Source excerpt:
——————
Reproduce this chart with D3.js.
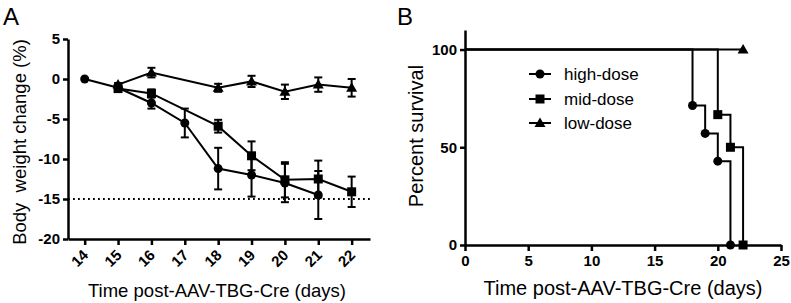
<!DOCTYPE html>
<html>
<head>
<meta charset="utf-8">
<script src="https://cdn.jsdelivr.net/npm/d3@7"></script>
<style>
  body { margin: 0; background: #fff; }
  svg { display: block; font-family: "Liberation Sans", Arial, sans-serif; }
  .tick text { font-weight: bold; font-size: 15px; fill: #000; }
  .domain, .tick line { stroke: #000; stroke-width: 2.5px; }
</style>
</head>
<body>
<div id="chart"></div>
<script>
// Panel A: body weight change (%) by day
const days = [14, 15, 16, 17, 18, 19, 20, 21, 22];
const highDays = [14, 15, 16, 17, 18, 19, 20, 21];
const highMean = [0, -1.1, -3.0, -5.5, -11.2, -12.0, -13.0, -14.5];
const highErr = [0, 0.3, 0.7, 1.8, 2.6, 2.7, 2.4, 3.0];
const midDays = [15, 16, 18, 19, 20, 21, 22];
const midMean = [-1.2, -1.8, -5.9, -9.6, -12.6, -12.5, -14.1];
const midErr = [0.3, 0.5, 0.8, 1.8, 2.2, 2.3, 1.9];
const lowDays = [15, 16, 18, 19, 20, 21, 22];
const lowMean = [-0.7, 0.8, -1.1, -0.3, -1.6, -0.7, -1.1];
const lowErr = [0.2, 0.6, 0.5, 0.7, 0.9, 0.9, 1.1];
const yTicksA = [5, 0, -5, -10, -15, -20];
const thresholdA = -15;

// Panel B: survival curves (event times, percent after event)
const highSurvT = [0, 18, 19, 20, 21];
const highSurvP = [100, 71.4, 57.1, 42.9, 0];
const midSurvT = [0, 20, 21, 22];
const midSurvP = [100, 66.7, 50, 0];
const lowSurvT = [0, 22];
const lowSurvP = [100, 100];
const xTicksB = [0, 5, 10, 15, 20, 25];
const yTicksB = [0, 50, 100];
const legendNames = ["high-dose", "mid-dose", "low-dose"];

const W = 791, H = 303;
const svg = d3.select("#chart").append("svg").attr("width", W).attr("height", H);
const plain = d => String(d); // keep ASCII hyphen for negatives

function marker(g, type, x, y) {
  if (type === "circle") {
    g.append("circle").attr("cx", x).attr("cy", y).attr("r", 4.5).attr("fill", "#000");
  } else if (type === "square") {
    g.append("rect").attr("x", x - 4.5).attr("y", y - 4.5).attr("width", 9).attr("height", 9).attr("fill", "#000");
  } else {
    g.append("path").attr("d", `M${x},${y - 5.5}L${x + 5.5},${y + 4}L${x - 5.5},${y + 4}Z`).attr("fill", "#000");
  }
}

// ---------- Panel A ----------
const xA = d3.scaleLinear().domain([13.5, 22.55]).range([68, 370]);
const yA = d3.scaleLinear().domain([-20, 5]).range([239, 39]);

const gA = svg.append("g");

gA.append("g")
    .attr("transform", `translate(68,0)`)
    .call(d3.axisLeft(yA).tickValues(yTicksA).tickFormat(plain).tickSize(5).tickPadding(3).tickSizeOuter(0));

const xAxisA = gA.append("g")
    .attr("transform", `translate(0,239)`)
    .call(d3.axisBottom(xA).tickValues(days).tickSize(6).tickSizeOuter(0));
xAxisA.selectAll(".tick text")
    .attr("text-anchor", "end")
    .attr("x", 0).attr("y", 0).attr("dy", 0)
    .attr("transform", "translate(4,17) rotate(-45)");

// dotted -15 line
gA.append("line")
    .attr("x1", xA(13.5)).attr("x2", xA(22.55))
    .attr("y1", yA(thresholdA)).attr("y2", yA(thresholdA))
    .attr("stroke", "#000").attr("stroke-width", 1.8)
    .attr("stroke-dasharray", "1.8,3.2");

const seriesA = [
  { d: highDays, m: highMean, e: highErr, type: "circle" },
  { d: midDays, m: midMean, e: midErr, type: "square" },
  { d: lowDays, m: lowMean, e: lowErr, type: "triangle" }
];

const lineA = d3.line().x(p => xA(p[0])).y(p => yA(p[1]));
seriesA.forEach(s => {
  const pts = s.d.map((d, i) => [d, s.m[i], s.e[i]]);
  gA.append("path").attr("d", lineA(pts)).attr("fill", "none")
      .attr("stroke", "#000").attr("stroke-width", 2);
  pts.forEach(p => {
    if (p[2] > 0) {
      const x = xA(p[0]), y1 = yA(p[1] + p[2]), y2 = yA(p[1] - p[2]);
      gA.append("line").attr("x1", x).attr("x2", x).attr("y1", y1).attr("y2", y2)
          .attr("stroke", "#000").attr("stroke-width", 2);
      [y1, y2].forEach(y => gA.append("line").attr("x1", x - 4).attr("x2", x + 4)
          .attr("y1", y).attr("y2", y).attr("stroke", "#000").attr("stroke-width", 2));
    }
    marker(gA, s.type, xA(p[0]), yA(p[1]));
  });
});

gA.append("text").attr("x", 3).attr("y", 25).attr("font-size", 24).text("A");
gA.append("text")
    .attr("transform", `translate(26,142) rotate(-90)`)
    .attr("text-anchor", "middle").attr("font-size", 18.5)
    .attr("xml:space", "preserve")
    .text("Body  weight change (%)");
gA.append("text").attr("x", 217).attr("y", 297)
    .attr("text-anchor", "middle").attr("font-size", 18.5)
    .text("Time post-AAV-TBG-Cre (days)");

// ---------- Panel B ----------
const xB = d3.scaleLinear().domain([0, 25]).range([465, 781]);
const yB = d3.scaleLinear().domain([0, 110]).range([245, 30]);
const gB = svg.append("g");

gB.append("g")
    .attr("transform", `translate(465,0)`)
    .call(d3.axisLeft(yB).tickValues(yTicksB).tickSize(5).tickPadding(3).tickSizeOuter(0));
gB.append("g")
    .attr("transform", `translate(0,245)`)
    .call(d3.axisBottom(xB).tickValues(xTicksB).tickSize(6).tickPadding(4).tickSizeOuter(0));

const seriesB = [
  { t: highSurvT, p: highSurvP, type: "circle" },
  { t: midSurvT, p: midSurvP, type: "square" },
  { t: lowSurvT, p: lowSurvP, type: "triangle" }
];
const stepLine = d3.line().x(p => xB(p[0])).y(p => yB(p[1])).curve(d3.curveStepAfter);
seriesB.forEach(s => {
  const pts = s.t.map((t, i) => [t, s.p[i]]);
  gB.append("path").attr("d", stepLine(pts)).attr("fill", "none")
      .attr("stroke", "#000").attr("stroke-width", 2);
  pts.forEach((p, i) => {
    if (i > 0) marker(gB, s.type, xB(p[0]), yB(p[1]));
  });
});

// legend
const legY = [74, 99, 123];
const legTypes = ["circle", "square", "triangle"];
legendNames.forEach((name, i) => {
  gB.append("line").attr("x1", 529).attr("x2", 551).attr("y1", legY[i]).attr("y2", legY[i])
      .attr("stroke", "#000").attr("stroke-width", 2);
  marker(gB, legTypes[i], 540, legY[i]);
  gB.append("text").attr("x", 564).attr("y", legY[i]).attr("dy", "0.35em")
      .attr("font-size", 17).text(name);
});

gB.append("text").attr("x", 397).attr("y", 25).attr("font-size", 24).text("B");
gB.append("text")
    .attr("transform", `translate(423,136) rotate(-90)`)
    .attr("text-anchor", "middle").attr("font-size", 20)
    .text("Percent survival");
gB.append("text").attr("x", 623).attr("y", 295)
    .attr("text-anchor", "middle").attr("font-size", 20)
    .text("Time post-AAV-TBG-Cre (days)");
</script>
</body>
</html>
——————
Your objective: Transcribe the full listing above exactly, with the images removed.

Final result:
Reproduce this chart with D3.js.
<!DOCTYPE html>
<html>
<head>
<meta charset="utf-8">
<script src="https://cdn.jsdelivr.net/npm/d3@7"></script>
<style>
  body { margin: 0; background: #fff; }
  svg { display: block; font-family: "Liberation Sans", Arial, sans-serif; }
  .tick text { font-weight: bold; font-size: 15px; fill: #000; }
  .domain, .tick line { stroke: #000; stroke-width: 2.5px; }
</style>
</head>
<body>
<div id="chart"></div>
<script>
// Panel A: body weight change (%) by day
const days = [14, 15, 16, 17, 18, 19, 20, 21, 22];
const highDays = [14, 15, 16, 17, 18, 19, 20, 21];
const highMean = [0, -1.1, -3.0, -5.5, -11.2, -12.0, -13.0, -14.5];
const highErr = [0, 0.3, 0.7, 1.8, 2.6, 2.7, 2.4, 3.0];
const midDays = [15, 16, 18, 19, 20, 21, 22];
const midMean = [-1.2, -1.8, -5.9, -9.6, -12.6, -12.5, -14.1];
const midErr = [0.3, 0.5, 0.8, 1.8, 2.2, 2.3, 1.9];
const lowDays = [15, 16, 18, 19, 20, 21, 22];
const lowMean = [-0.7, 0.8, -1.1, -0.3, -1.6, -0.7, -1.1];
const lowErr = [0.2, 0.6, 0.5, 0.7, 0.9, 0.9, 1.1];
const yTicksA = [5, 0, -5, -10, -15, -20];
const thresholdA = -15;

// Panel B: survival curves (event times, percent after event)
const highSurvT = [0, 18, 19, 20, 21];
const highSurvP = [100, 71.4, 57.1, 42.9, 0];
const midSurvT = [0, 20, 21, 22];
const midSurvP = [100, 66.7, 50, 0];
const lowSurvT = [0, 22];
const lowSurvP = [100, 100];
const xTicksB = [0, 5, 10, 15, 20, 25];
const yTicksB = [0, 50, 100];
const legendNames = ["high-dose", "mid-dose", "low-dose"];

const W = 791, H = 303;
const svg = d3.select("#chart").append("svg").attr("width", W).attr("height", H);
const plain = d => String(d); // keep ASCII hyphen for negatives

function marker(g, type, x, y) {
  if (type === "circle") {
    g.append("circle").attr("cx", x).attr("cy", y).attr("r", 4.5).attr("fill", "#000");
  } else if (type === "square") {
    g.append("rect").attr("x", x - 4.5).attr("y", y - 4.5).attr("width", 9).attr("height", 9).attr("fill", "#000");
  } else {
    g.append("path").attr("d", `M${x},${y - 5.5}L${x + 5.5},${y + 4}L${x - 5.5},${y + 4}Z`).attr("fill", "#000");
  }
}

// ---------- Panel A ----------
const xA = d3.scaleLinear().domain([13.5, 22.55]).range([68, 370]);
const yA = d3.scaleLinear().domain([-20, 5]).range([239, 39]);

const gA = svg.append("g");

gA.append("g")
    .attr("transform", `translate(68,0)`)
    .call(d3.axisLeft(yA).tickValues(yTicksA).tickFormat(plain).tickSize(5).tickPadding(3).tickSizeOuter(0));

const xAxisA = gA.append("g")
    .attr("transform", `translate(0,239)`)
    .call(d3.axisBottom(xA).tickValues(days).tickSize(6).tickSizeOuter(0));
xAxisA.selectAll(".tick text")
    .attr("text-anchor", "end")
    .attr("x", 0).attr("y", 0).attr("dy", 0)
    .attr("transform", "translate(4,17) rotate(-45)");

// dotted -15 line
gA.append("line")
    .attr("x1", xA(13.5)).attr("x2", xA(22.55))
    .attr("y1", yA(thresholdA)).attr("y2", yA(thresholdA))
    .attr("stroke", "#000").attr("stroke-width", 1.8)
    .attr("stroke-dasharray", "1.8,3.2");

const seriesA = [
  { d: highDays, m: highMean, e: highErr, type: "circle" },
  { d: midDays, m: midMean, e: midErr, type: "square" },
  { d: lowDays, m: lowMean, e: lowErr, type: "triangle" }
];

const lineA = d3.line().x(p => xA(p[0])).y(p => yA(p[1]));
seriesA.forEach(s => {
  const pts = s.d.map((d, i) => [d, s.m[i], s.e[i]]);
  gA.append("path").attr("d", lineA(pts)).attr("fill", "none")
      .attr("stroke", "#000").attr("stroke-width", 2);
  pts.forEach(p => {
    if (p[2] > 0) {
      const x = xA(p[0]), y1 = yA(p[1] + p[2]), y2 = yA(p[1] - p[2]);
      gA.append("line").attr("x1", x).attr("x2", x).attr("y1", y1).attr("y2", y2)
          .attr("stroke", "#000").attr("stroke-width", 2);
      [y1, y2].forEach(y => gA.append("line").attr("x1", x - 4).attr("x2", x + 4)
          .attr("y1", y).attr("y2", y).attr("stroke", "#000").attr("stroke-width", 2));
    }
    marker(gA, s.type, xA(p[0]), yA(p[1]));
  });
});

gA.append("text").attr("x", 3).attr("y", 25).attr("font-size", 24).text("A");
gA.append("text")
    .attr("transform", `translate(26,142) rotate(-90)`)
    .attr("text-anchor", "middle").attr("font-size", 18.5)
    .attr("xml:space", "preserve")
    .text("Body  weight change (%)");
gA.append("text").attr("x", 217).attr("y", 297)
    .attr("text-anchor", "middle").attr("font-size", 18.5)
    .text("Time post-AAV-TBG-Cre (days)");

// ---------- Panel B ----------
const xB = d3.scaleLinear().domain([0, 25]).range([465, 781]);
const yB = d3.scaleLinear().domain([0, 110]).range([245, 30]);
const gB = svg.append("g");

gB.append("g")
    .attr("transform", `translate(465,0)`)
    .call(d3.axisLeft(yB).tickValues(yTicksB).tickSize(5).tickPadding(3).tickSizeOuter(0));
gB.append("g")
    .attr("transform", `translate(0,245)`)
    .call(d3.axisBottom(xB).tickValues(xTicksB).tickSize(6).tickPadding(4).tickSizeOuter(0));

const seriesB = [
  { t: highSurvT, p: highSurvP, type: "circle" },
  { t: midSurvT, p: midSurvP, type: "square" },
  { t: lowSurvT, p: lowSurvP, type: "triangle" }
];
const stepLine = d3.line().x(p => xB(p[0])).y(p => yB(p[1])).curve(d3.curveStepAfter);
seriesB.forEach(s => {
  const pts = s.t.map((t, i) => [t, s.p[i]]);
  gB.append("path").attr("d", stepLine(pts)).attr("fill", "none")
      .attr("stroke", "#000").attr("stroke-width", 2);
  pts.forEach((p, i) => {
    if (i > 0) marker(gB, s.type, xB(p[0]), yB(p[1]));
  });
});

// legend
const legY = [74, 99, 123];
const legTypes = ["circle", "square", "triangle"];
legendNames.forEach((name, i) => {
  gB.append("line").attr("x1", 529).attr("x2", 551).attr("y1", legY[i]).attr("y2", legY[i])
      .attr("stroke", "#000").attr("stroke-width", 2);
  marker(gB, legTypes[i], 540, legY[i]);
  gB.append("text").attr("x", 564).attr("y", legY[i]).attr("dy", "0.35em")
      .attr("font-size", 17).text(name);
});

gB.append("text").attr("x", 397).attr("y", 25).attr("font-size", 24).text("B");
gB.append("text")
    .attr("transform", `translate(423,136) rotate(-90)`)
    .attr("text-anchor", "middle").attr("font-size", 20)
    .text("Percent survival");
gB.append("text").attr("x", 623).attr("y", 295)
    .attr("text-anchor", "middle").attr("font-size", 20)
    .text("Time post-AAV-TBG-Cre (days)");
</script>
</body>
</html>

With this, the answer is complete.